Records from a data source
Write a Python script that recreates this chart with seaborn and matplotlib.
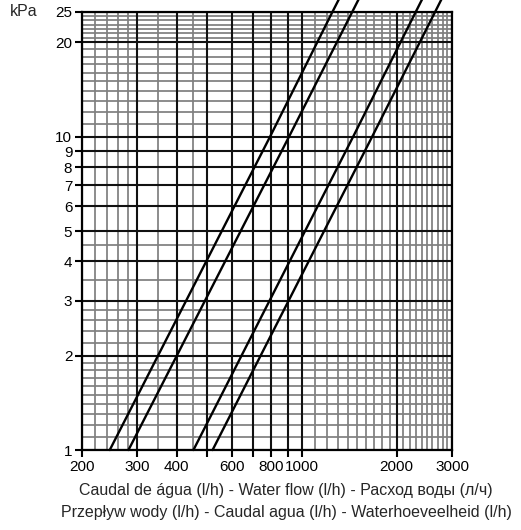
import numpy as np
import pandas as pd
import seaborn as sns
import matplotlib
matplotlib.use("Agg")
import matplotlib.pyplot as plt
from matplotlib.ticker import FixedLocator, FixedFormatter, NullLocator

# Pressure drop (kPa) at which each curve's flow was read
pressure_kpa = [1, 10, 25, 28]
# Water flow (l/h) for the four curves
flow_a = [245, 792, 1250, 1324]
flow_b = [281, 910, 1445, 1530]
flow_c = [452, 1455, 2300, 2435]
flow_d = [520, 1672, 2650, 2805]
curve_names = ["a", "b", "c", "d"]

# Axis ticks and labels
x_ticks = [200, 300, 400, 500, 600, 700, 800, 900, 1000, 2000, 3000]
x_tick_labels = ["200", "300", "400", "", "600", "", "800", "", "1000", "2000", "3000"]
y_ticks = [1, 2, 3, 4, 5, 6, 7, 8, 9, 10, 20, 25]
y_tick_labels = ["1", "2", "3", "4", "5", "6", "7", "8", "9", "10", "20", "25"]

# Fine grid of the nomogram
x_grid_minor = ([220, 240, 260, 280, 350, 450]
                + list(range(1100, 2000, 100)) + list(range(2100, 3000, 100)))
y_grid_minor = ([1.1, 1.2, 1.3, 1.4, 1.5, 1.6, 1.7, 1.8, 1.9,
                 2.2, 2.4, 2.6, 2.8, 3.5, 4.5]
                + list(range(11, 20)) + [20.7, 21.4, 22.1, 22.8, 23.5, 24.2])

xlabel_1 = "Caudal de água (l/h) - Water flow (l/h) - Расход воды (л/ч)"
xlabel_2 = "Przepływ wody (l/h) - Caudal agua (l/h) - Waterhoeveelheid (l/h)"

frames = []
for name, flows in zip(curve_names, [flow_a, flow_b, flow_c, flow_d]):
    frames.append(pd.DataFrame({"flow": flows, "dp": pressure_kpa, "curve": name}))
df = pd.concat(frames, ignore_index=True)

sns.set_theme(style="white")
plt.rcParams["font.family"] = ["Liberation Sans", "DejaVu Sans"]

fig = plt.figure(figsize=(5.21, 5.30), dpi=100)
ax = fig.add_axes([0.1574, 0.1509, 0.7102, 0.8265])
ax.set_xscale("log")
ax.set_yscale("log")

for v in x_grid_minor:
    ax.axvline(v, color="#7f7f7f", lw=1.25, zorder=1)
for v in y_grid_minor:
    ax.axhline(v, color="#7f7f7f", lw=1.25, zorder=1)
for v in x_ticks:
    ax.axvline(v, color="#111111", lw=1.5, zorder=1.5)
for v in y_ticks:
    ax.axhline(v, color="#111111", lw=1.5, zorder=1.5)

sns.lineplot(data=df, x="flow", y="dp", hue="curve", units="curve",
             estimator=None, palette=["black"] * 4, lw=1.7,
             legend=False, sort=False, ax=ax, zorder=3)
for ln in ax.get_lines()[-4:]:
    ln.set_clip_on(False)

ax.set_xlim(200, 3000)
ax.set_ylim(1, 25)
ax.xaxis.set_major_locator(FixedLocator(x_ticks))
ax.xaxis.set_major_formatter(FixedFormatter(x_tick_labels))
ax.xaxis.set_minor_locator(NullLocator())
ax.yaxis.set_major_locator(FixedLocator(y_ticks))
ax.yaxis.set_major_formatter(FixedFormatter(y_tick_labels))
ax.yaxis.set_minor_locator(NullLocator())
ax.tick_params(axis="both", which="major", direction="out", length=5, width=1.5,
               color="black", labelsize=11, labelcolor="black", pad=2,
               bottom=True, left=True)
ax.set_xlabel("")
ax.set_ylabel("")
for side in ["left", "bottom", "right", "top"]:
    ax.spines[side].set_color("black")
    ax.spines[side].set_linewidth(1.6)

fig.text(10 / 521, 1 - 12 / 530, "kPa", ha="left", va="center", fontsize=11.5)
fig.text(286 / 521, 1 - 491 / 530, xlabel_1, ha="center", va="center", fontsize=11.5)
fig.text(286 / 521, 1 - 512 / 530, xlabel_2, ha="center", va="center", fontsize=11.5)

fig.savefig("out.png", dpi=100)
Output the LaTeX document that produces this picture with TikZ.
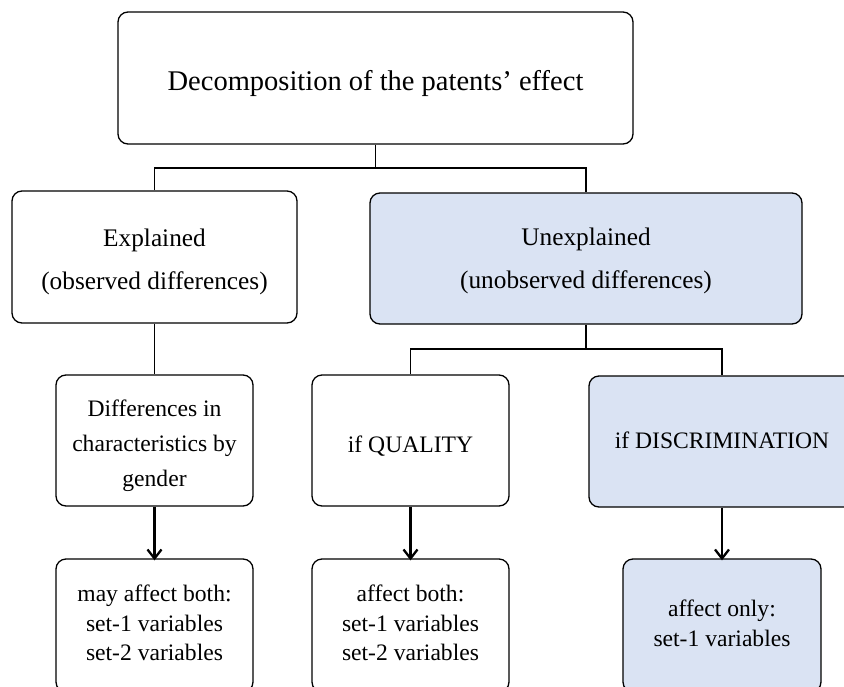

(Directive)
Every line of text is to be repeated exactly; pictures are left out.

(Output below)
Write a Python script that recreates this chart with seaborn and matplotlib.
import numpy as np
import pandas as pd
import seaborn as sns
import matplotlib
matplotlib.use("Agg")
import matplotlib.pyplot as plt
from matplotlib.ticker import FixedLocator, FixedFormatter, NullLocator

# Pressure drop (kPa) at which each curve's flow was read
pressure_kpa = [1, 10, 25, 28]
# Water flow (l/h) for the four curves
flow_a = [245, 792, 1250, 1324]
flow_b = [281, 910, 1445, 1530]
flow_c = [452, 1455, 2300, 2435]
flow_d = [520, 1672, 2650, 2805]
curve_names = ["a", "b", "c", "d"]

# Axis ticks and labels
x_ticks = [200, 300, 400, 500, 600, 700, 800, 900, 1000, 2000, 3000]
x_tick_labels = ["200", "300", "400", "", "600", "", "800", "", "1000", "2000", "3000"]
y_ticks = [1, 2, 3, 4, 5, 6, 7, 8, 9, 10, 20, 25]
y_tick_labels = ["1", "2", "3", "4", "5", "6", "7", "8", "9", "10", "20", "25"]

# Fine grid of the nomogram
x_grid_minor = ([220, 240, 260, 280, 350, 450]
                + list(range(1100, 2000, 100)) + list(range(2100, 3000, 100)))
y_grid_minor = ([1.1, 1.2, 1.3, 1.4, 1.5, 1.6, 1.7, 1.8, 1.9,
                 2.2, 2.4, 2.6, 2.8, 3.5, 4.5]
                + list(range(11, 20)) + [20.7, 21.4, 22.1, 22.8, 23.5, 24.2])

xlabel_1 = "Caudal de água (l/h) - Water flow (l/h) - Расход воды (л/ч)"
xlabel_2 = "Przepływ wody (l/h) - Caudal agua (l/h) - Waterhoeveelheid (l/h)"

frames = []
for name, flows in zip(curve_names, [flow_a, flow_b, flow_c, flow_d]):
    frames.append(pd.DataFrame({"flow": flows, "dp": pressure_kpa, "curve": name}))
df = pd.concat(frames, ignore_index=True)

sns.set_theme(style="white")
plt.rcParams["font.family"] = ["Liberation Sans", "DejaVu Sans"]

fig = plt.figure(figsize=(5.21, 5.30), dpi=100)
ax = fig.add_axes([0.1574, 0.1509, 0.7102, 0.8265])
ax.set_xscale("log")
ax.set_yscale("log")

for v in x_grid_minor:
    ax.axvline(v, color="#7f7f7f", lw=1.25, zorder=1)
for v in y_grid_minor:
    ax.axhline(v, color="#7f7f7f", lw=1.25, zorder=1)
for v in x_ticks:
    ax.axvline(v, color="#111111", lw=1.5, zorder=1.5)
for v in y_ticks:
    ax.axhline(v, color="#111111", lw=1.5, zorder=1.5)

sns.lineplot(data=df, x="flow", y="dp", hue="curve", units="curve",
             estimator=None, palette=["black"] * 4, lw=1.7,
             legend=False, sort=False, ax=ax, zorder=3)
for ln in ax.get_lines()[-4:]:
    ln.set_clip_on(False)

ax.set_xlim(200, 3000)
ax.set_ylim(1, 25)
ax.xaxis.set_major_locator(FixedLocator(x_ticks))
ax.xaxis.set_major_formatter(FixedFormatter(x_tick_labels))
ax.xaxis.set_minor_locator(NullLocator())
ax.yaxis.set_major_locator(FixedLocator(y_ticks))
ax.yaxis.set_major_formatter(FixedFormatter(y_tick_labels))
ax.yaxis.set_minor_locator(NullLocator())
ax.tick_params(axis="both", which="major", direction="out", length=5, width=1.5,
               color="black", labelsize=11, labelcolor="black", pad=2,
               bottom=True, left=True)
ax.set_xlabel("")
ax.set_ylabel("")
for side in ["left", "bottom", "right", "top"]:
    ax.spines[side].set_color("black")
    ax.spines[side].set_linewidth(1.6)

fig.text(10 / 521, 1 - 12 / 530, "kPa", ha="left", va="center", fontsize=11.5)
fig.text(286 / 521, 1 - 491 / 530, xlabel_1, ha="center", va="center", fontsize=11.5)
fig.text(286 / 521, 1 - 512 / 530, xlabel_2, ha="center", va="center", fontsize=11.5)

fig.savefig("out.png", dpi=100)
Output the LaTeX document that produces this picture with TikZ.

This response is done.